Fionna's parents and grandparents had spoken of those bitter years. The gene pool was small; the environment was harsh; and BuCol's Corporate World bureaucrats had not gone out of their way to help. Those six decades of isolation had produced the dialect the Innerworlders mocked-and left a burning hatred in the hearts of the people who spoke it.

But then the unsuspected pharmaceutical potential of the Beaufort doomwhale had rocked Terran medical science, and suddenly the Corporate Worlds and the Assembly were filled with concern for the colony they had ignored for so long. The Corporate World combines had moved in, and the Corporate World nightmare had come for the people of Beaufort once more.

Yet cold, hostile Beaufort had trained them well, and the planetary government moved quickly to regulate doomwhaling and exclude the Corporate Worlds, unmoved by threats of economic reprisal.

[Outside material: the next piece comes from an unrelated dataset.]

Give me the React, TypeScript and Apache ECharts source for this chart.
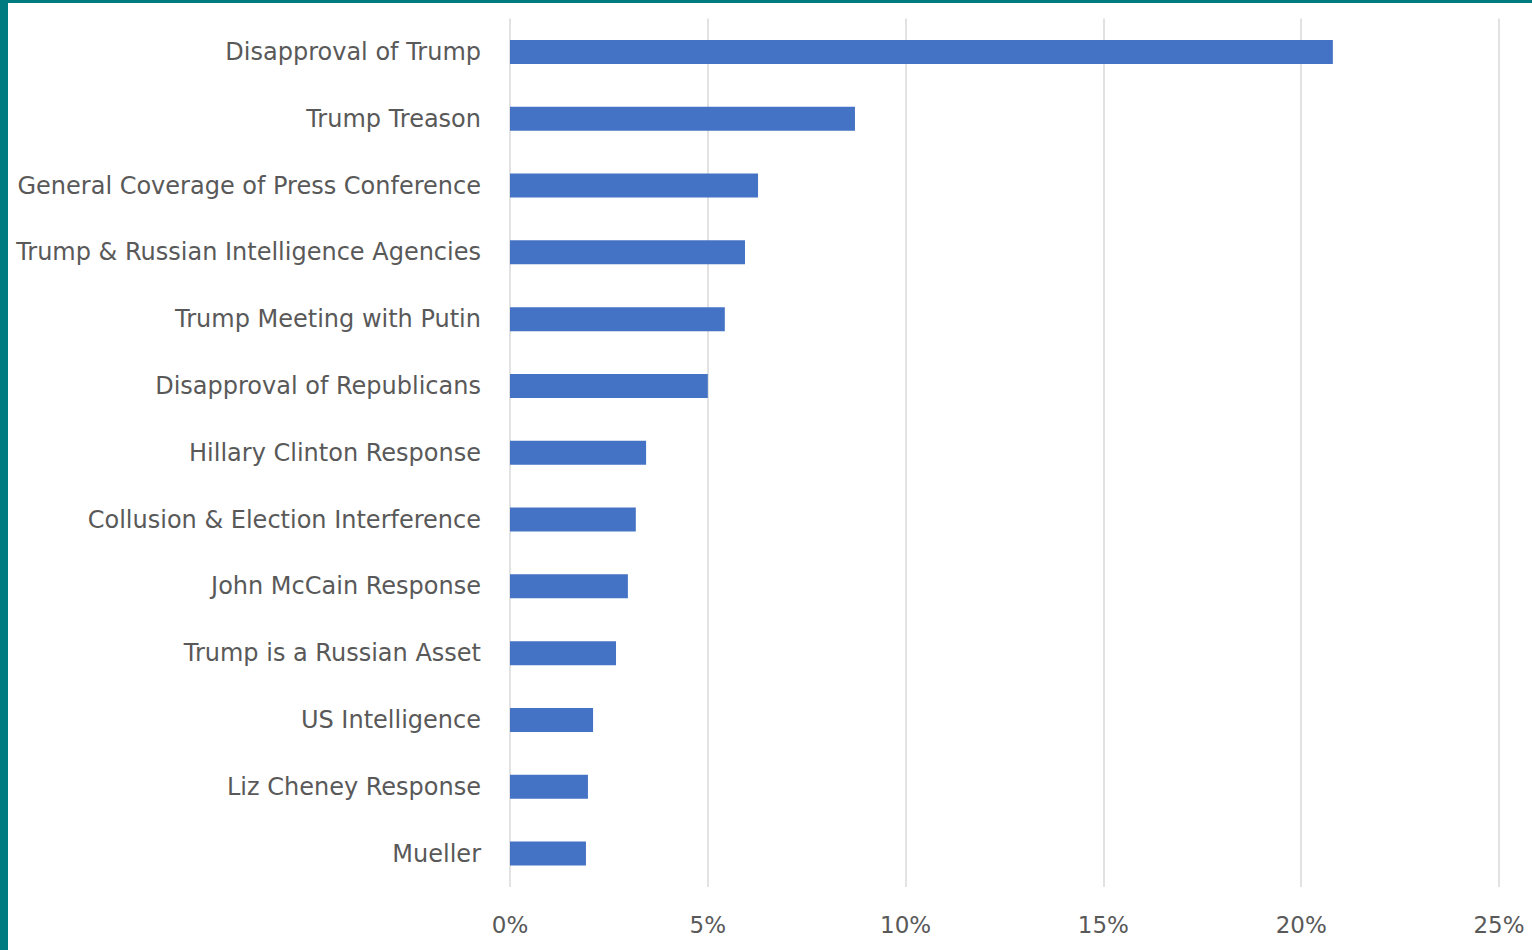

There was little anyone could do which the Corporate Worlds hadn't already done, and, for the first time in over a century and a half, Corporate World plutocrats were forced to dance to the economic piping of a Fringe World.

They'd hated it, and it was Beaufort's successful resistance to their penetration which gave her delegation such prestige. Beaufort had proved the Corporate Worlds could be stopped; now it was time to prove they could be pushed back, and Fionna MacTaggart had dedicated her professional life to that goal. Yet there was only one of her, and she was tired . . . so very, very tired. Beyond each confrontation, another loomed, and she faced each a little more diminished, a little more weary.